## START Provided information

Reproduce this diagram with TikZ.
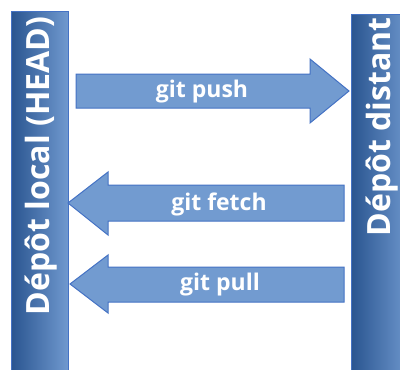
\documentclass[tikz,border=0pt]{standalone}
\usepackage{fontspec}
\setmainfont{Open Sans}
\usetikzlibrary{positioning}
\definecolor{bardark}{HTML}{2A5590}
\definecolor{barlight}{HTML}{7099CF}
\definecolor{arrowfill}{HTML}{729BD0}
\definecolor{arrowline}{HTML}{4472C4}

\begin{document}
\begin{tikzpicture}[x=1pt,y=-1pt,
                    depot/.style={left color=bardark,right color=barlight,draw=arrowline,line width=0.6pt,inner sep=0pt,anchor=north west},
                    depot text/.style={text=white,font=\bfseries\fontsize{32}{34}\selectfont,rotate=90},
                    cmd/.style={fill=arrowfill,draw=arrowline,line width=1pt,line join=miter},
                    cmd text/.style={text=white,font=\bfseries\fontsize{23}{25}\selectfont}]
\useasboundingbox (0,0) rectangle (400,370);

\node[depot,minimum width=57pt,minimum height=362pt] (local) at (11,11) {};
\node[depot,minimum width=60pt,minimum height=360pt] (remote) at (351,14) {};
\node[depot text] (localname) at (41,166) {Dépôt local (HEAD)};
\node[depot text] (remotename) at (382,127) {Dépôt distant};

% push
\draw[cmd] (76,74) -- (310,74) -- (310,59) -- (349,91) -- (310,123) -- (310,108) -- (76,108) -- cycle;
\node[cmd text] (push) at (202,92) {git push};
% fetch
\draw[cmd] (344,185) -- (108,185) -- (108,172) -- (68,203) -- (108,235) -- (108,221) -- (344,221) -- cycle;
\node[cmd text] (fetch) at (219,204) {git fetch};
% pull
\draw[cmd] (344,267) -- (108,267) -- (108,255) -- (70,284) -- (108,313) -- (108,302) -- (344,302) -- cycle;
\node[cmd text] (pull) at (220,285) {git pull};
\end{tikzpicture}
\end{document}
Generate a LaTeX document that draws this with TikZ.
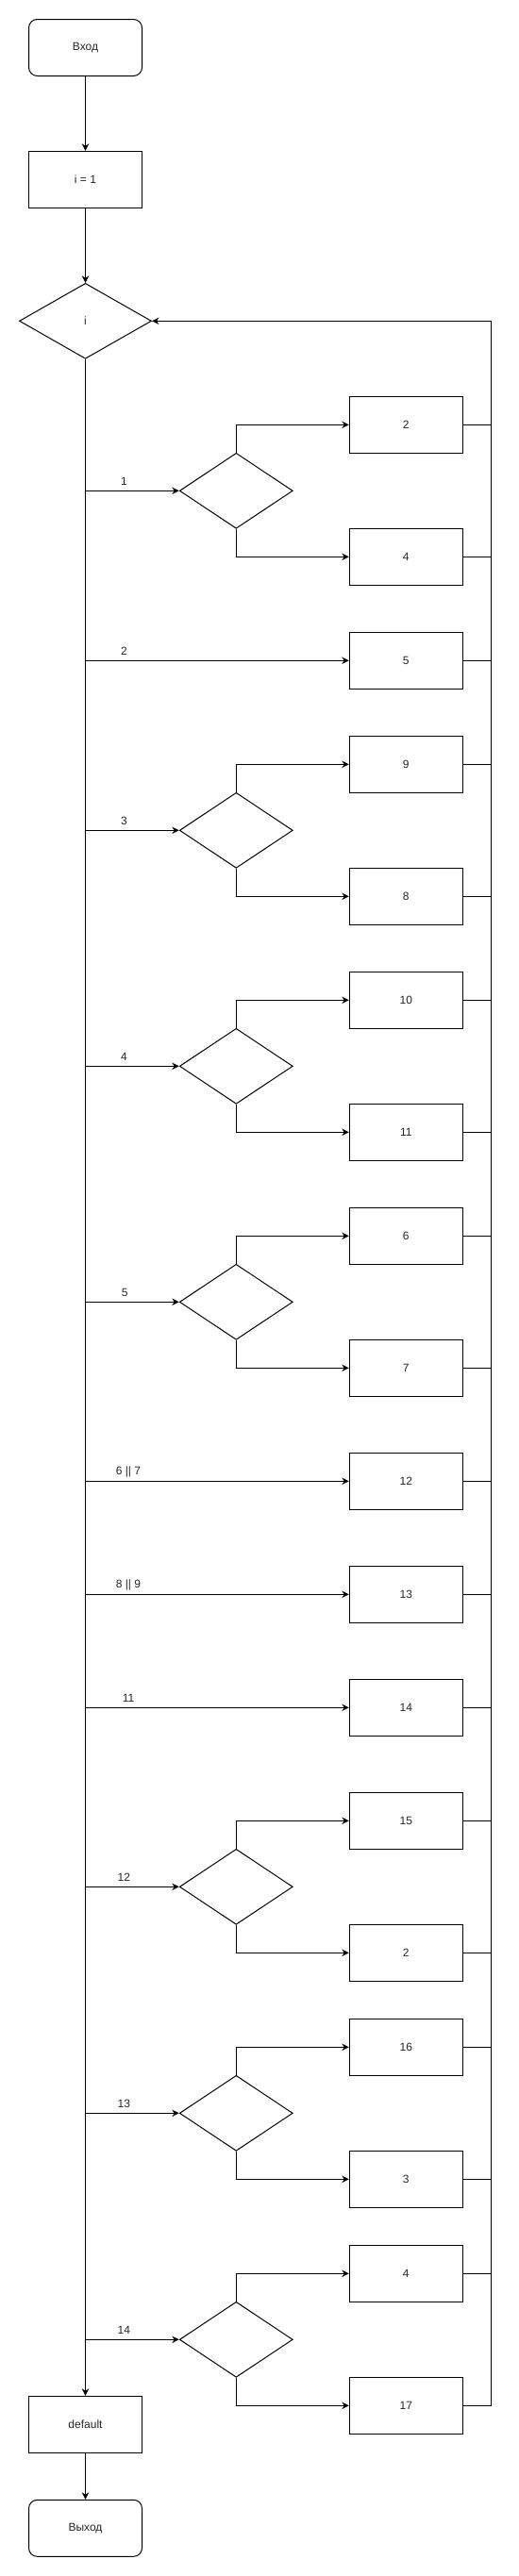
\documentclass[tikz,border=0pt]{standalone}
\usepackage{fontspec}
\setmainfont{Liberation Sans}
\usetikzlibrary{arrows.meta,shapes.geometric}
\begin{document}
\begin{tikzpicture}[x=1pt,y=-1pt,
  every node/.style={font=\fontsize{12}{14}\selectfont, text=black!85},
  box/.style={draw=black, line width=1pt, fill=white, minimum width=120pt, minimum height=60pt, inner sep=0pt},
  term/.style={box, rounded corners=9pt},
  dec/.style={draw=black, line width=1pt, fill=white, diamond, minimum width=120pt, minimum height=80pt, inner sep=0pt},
  ln/.style={line width=1pt, draw=black},
  arr/.style={ln, -{Stealth[length=7.5pt,width=7.5pt,inset=2.5pt]}},
  lbl/.style={inner sep=0pt}
]
\useasboundingbox[fill=white] (0,0) rectangle (549,2731);

% main column
\node[term] (start) at (90.5,50.5) {Вход};
\node[box] (init) at (90.5,190.3) {i = 1};
\node[dec, minimum width=140pt] (sw) at (90.5,340.3) {i};
\node[box] (default) at (90.5,2570.3) {default};
\node[term] (stop) at (90.5,2680.3) {Выход};

% decisions
\node[dec] (d1) at (250.3,520.3) {};
\node[dec] (d3) at (250.3,880.3) {};
\node[dec] (d4) at (250.3,1130.3) {};
\node[dec] (d5) at (250.3,1380.3) {};
\node[dec] (d12) at (250.3,2000.3) {};
\node[dec] (d13) at (250.3,2240.3) {};
\node[dec] (d14) at (250.3,2480.3) {};

% right boxes
\node[box] (r2a) at (430.3,450.3) {2};
\node[box] (r4a) at (430.3,590.3) {4};
\node[box] (r5) at (430.3,700.3) {5};
\node[box] (r9) at (430.3,810.3) {9};
\node[box] (r8) at (430.3,950.3) {8};
\node[box] (r10) at (430.3,1060.3) {10};
\node[box] (r11) at (430.3,1200.3) {11};
\node[box] (r6) at (430.3,1310.3) {6};
\node[box] (r7) at (430.3,1450.3) {7};
\node[box] (r12) at (430.3,1570.3) {12};
\node[box] (r13) at (430.3,1690.3) {13};
\node[box] (r14) at (430.3,1810.3) {14};
\node[box] (r15) at (430.3,1930.3) {15};
\node[box] (r2b) at (430.3,2070.3) {2};
\node[box] (r16) at (430.3,2170.3) {16};
\node[box] (r3) at (430.3,2310.3) {3};
\node[box] (r4b) at (430.3,2410.3) {4};
\node[box] (r17) at (430.3,2550.3) {17};

\coordinate (R) at (520.5,340.3);

% main flow
\draw[arr] (start) -- (init);
\draw[arr] (init) -- (sw);
\draw[arr] (sw.south) -- (default.north);
\draw[arr] (default) -- (stop);

% case branches
\draw[arr] (sw.south |- d1.west) -- (d1.west);
\draw[arr] (sw.south |- r5.west) -- (r5.west);
\draw[arr] (sw.south |- d3.west) -- (d3.west);
\draw[arr] (sw.south |- d4.west) -- (d4.west);
\draw[arr] (sw.south |- d5.west) -- (d5.west);
\draw[arr] (sw.south |- r12.west) -- (r12.west);
\draw[arr] (sw.south |- r13.west) -- (r13.west);
\draw[arr] (sw.south |- r14.west) -- (r14.west);
\draw[arr] (sw.south |- d12.west) -- (d12.west);
\draw[arr] (sw.south |- d13.west) -- (d13.west);
\draw[arr] (sw.south |- d14.west) -- (d14.west);

% branch labels
\node[lbl] (l1) at (131.4,510.6) {1};
\node[lbl] (l2) at (131.4,690.6) {2};
\node[lbl] (l3) at (131.4,870.6) {3};
\node[lbl] (l4) at (131.4,1120.6) {4};
\node[lbl] (l5) at (132.2,1370.6) {5};
\node[lbl] (l67) at (136,1560.6) {6 || 7};
\node[lbl] (l89) at (136,1680.6) {8 || 9};
\node[lbl] (l11) at (136,1800.6) {11};
\node[lbl] (l12) at (131.4,1990.6) {12};
\node[lbl] (l13) at (131.4,2230.6) {13};
\node[lbl] (l14) at (131.4,2470.6) {14};

% decision outputs
\foreach \d/\u/\l in {d1/r2a/r4a, d3/r9/r8, d4/r10/r11, d5/r6/r7, d12/r15/r2b, d13/r16/r3, d14/r4b/r17}{
  \draw[arr] (\d.north) |- (\u.west);
  \draw[arr] (\d.south) |- (\l.west);
}

% returns
\foreach \n in {r2a,r4a,r5,r9,r8,r10,r11,r6,r7,r12,r13,r14,r15,r2b,r16,r3,r4b}{
  \draw[ln] (\n.east) -- (\n.east -| R);
}
\draw[arr] (r17.east) -| (R) -- (sw.east);
\end{tikzpicture}
\end{document}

## END Provided information

● Short task:
Write out all the entries exactly, except for the pictures.

● Finished task:
Reproduce this diagram with TikZ.
\documentclass[tikz,border=0pt]{standalone}
\usepackage{fontspec}
\setmainfont{Open Sans}
\usetikzlibrary{positioning}
\definecolor{bardark}{HTML}{2A5590}
\definecolor{barlight}{HTML}{7099CF}
\definecolor{arrowfill}{HTML}{729BD0}
\definecolor{arrowline}{HTML}{4472C4}

\begin{document}
\begin{tikzpicture}[x=1pt,y=-1pt,
                    depot/.style={left color=bardark,right color=barlight,draw=arrowline,line width=0.6pt,inner sep=0pt,anchor=north west},
                    depot text/.style={text=white,font=\bfseries\fontsize{32}{34}\selectfont,rotate=90},
                    cmd/.style={fill=arrowfill,draw=arrowline,line width=1pt,line join=miter},
                    cmd text/.style={text=white,font=\bfseries\fontsize{23}{25}\selectfont}]
\useasboundingbox (0,0) rectangle (400,370);

\node[depot,minimum width=57pt,minimum height=362pt] (local) at (11,11) {};
\node[depot,minimum width=60pt,minimum height=360pt] (remote) at (351,14) {};
\node[depot text] (localname) at (41,166) {Dépôt local (HEAD)};
\node[depot text] (remotename) at (382,127) {Dépôt distant};

% push
\draw[cmd] (76,74) -- (310,74) -- (310,59) -- (349,91) -- (310,123) -- (310,108) -- (76,108) -- cycle;
\node[cmd text] (push) at (202,92) {git push};
% fetch
\draw[cmd] (344,185) -- (108,185) -- (108,172) -- (68,203) -- (108,235) -- (108,221) -- (344,221) -- cycle;
\node[cmd text] (fetch) at (219,204) {git fetch};
% pull
\draw[cmd] (344,267) -- (108,267) -- (108,255) -- (70,284) -- (108,313) -- (108,302) -- (344,302) -- cycle;
\node[cmd text] (pull) at (220,285) {git pull};
\end{tikzpicture}
\end{document}
Generate a LaTeX document that draws this with TikZ.
\documentclass[tikz,border=0pt]{standalone}
\usepackage{fontspec}
\setmainfont{Liberation Sans}
\usetikzlibrary{arrows.meta,shapes.geometric}
\begin{document}
\begin{tikzpicture}[x=1pt,y=-1pt,
  every node/.style={font=\fontsize{12}{14}\selectfont, text=black!85},
  box/.style={draw=black, line width=1pt, fill=white, minimum width=120pt, minimum height=60pt, inner sep=0pt},
  term/.style={box, rounded corners=9pt},
  dec/.style={draw=black, line width=1pt, fill=white, diamond, minimum width=120pt, minimum height=80pt, inner sep=0pt},
  ln/.style={line width=1pt, draw=black},
  arr/.style={ln, -{Stealth[length=7.5pt,width=7.5pt,inset=2.5pt]}},
  lbl/.style={inner sep=0pt}
]
\useasboundingbox[fill=white] (0,0) rectangle (549,2731);

% main column
\node[term] (start) at (90.5,50.5) {Вход};
\node[box] (init) at (90.5,190.3) {i = 1};
\node[dec, minimum width=140pt] (sw) at (90.5,340.3) {i};
\node[box] (default) at (90.5,2570.3) {default};
\node[term] (stop) at (90.5,2680.3) {Выход};

% decisions
\node[dec] (d1) at (250.3,520.3) {};
\node[dec] (d3) at (250.3,880.3) {};
\node[dec] (d4) at (250.3,1130.3) {};
\node[dec] (d5) at (250.3,1380.3) {};
\node[dec] (d12) at (250.3,2000.3) {};
\node[dec] (d13) at (250.3,2240.3) {};
\node[dec] (d14) at (250.3,2480.3) {};

% right boxes
\node[box] (r2a) at (430.3,450.3) {2};
\node[box] (r4a) at (430.3,590.3) {4};
\node[box] (r5) at (430.3,700.3) {5};
\node[box] (r9) at (430.3,810.3) {9};
\node[box] (r8) at (430.3,950.3) {8};
\node[box] (r10) at (430.3,1060.3) {10};
\node[box] (r11) at (430.3,1200.3) {11};
\node[box] (r6) at (430.3,1310.3) {6};
\node[box] (r7) at (430.3,1450.3) {7};
\node[box] (r12) at (430.3,1570.3) {12};
\node[box] (r13) at (430.3,1690.3) {13};
\node[box] (r14) at (430.3,1810.3) {14};
\node[box] (r15) at (430.3,1930.3) {15};
\node[box] (r2b) at (430.3,2070.3) {2};
\node[box] (r16) at (430.3,2170.3) {16};
\node[box] (r3) at (430.3,2310.3) {3};
\node[box] (r4b) at (430.3,2410.3) {4};
\node[box] (r17) at (430.3,2550.3) {17};

\coordinate (R) at (520.5,340.3);

% main flow
\draw[arr] (start) -- (init);
\draw[arr] (init) -- (sw);
\draw[arr] (sw.south) -- (default.north);
\draw[arr] (default) -- (stop);

% case branches
\draw[arr] (sw.south |- d1.west) -- (d1.west);
\draw[arr] (sw.south |- r5.west) -- (r5.west);
\draw[arr] (sw.south |- d3.west) -- (d3.west);
\draw[arr] (sw.south |- d4.west) -- (d4.west);
\draw[arr] (sw.south |- d5.west) -- (d5.west);
\draw[arr] (sw.south |- r12.west) -- (r12.west);
\draw[arr] (sw.south |- r13.west) -- (r13.west);
\draw[arr] (sw.south |- r14.west) -- (r14.west);
\draw[arr] (sw.south |- d12.west) -- (d12.west);
\draw[arr] (sw.south |- d13.west) -- (d13.west);
\draw[arr] (sw.south |- d14.west) -- (d14.west);

% branch labels
\node[lbl] (l1) at (131.4,510.6) {1};
\node[lbl] (l2) at (131.4,690.6) {2};
\node[lbl] (l3) at (131.4,870.6) {3};
\node[lbl] (l4) at (131.4,1120.6) {4};
\node[lbl] (l5) at (132.2,1370.6) {5};
\node[lbl] (l67) at (136,1560.6) {6 || 7};
\node[lbl] (l89) at (136,1680.6) {8 || 9};
\node[lbl] (l11) at (136,1800.6) {11};
\node[lbl] (l12) at (131.4,1990.6) {12};
\node[lbl] (l13) at (131.4,2230.6) {13};
\node[lbl] (l14) at (131.4,2470.6) {14};

% decision outputs
\foreach \d/\u/\l in {d1/r2a/r4a, d3/r9/r8, d4/r10/r11, d5/r6/r7, d12/r15/r2b, d13/r16/r3, d14/r4b/r17}{
  \draw[arr] (\d.north) |- (\u.west);
  \draw[arr] (\d.south) |- (\l.west);
}

% returns
\foreach \n in {r2a,r4a,r5,r9,r8,r10,r11,r6,r7,r12,r13,r14,r15,r2b,r16,r3,r4b}{
  \draw[ln] (\n.east) -- (\n.east -| R);
}
\draw[arr] (r17.east) -| (R) -- (sw.east);
\end{tikzpicture}
\end{document}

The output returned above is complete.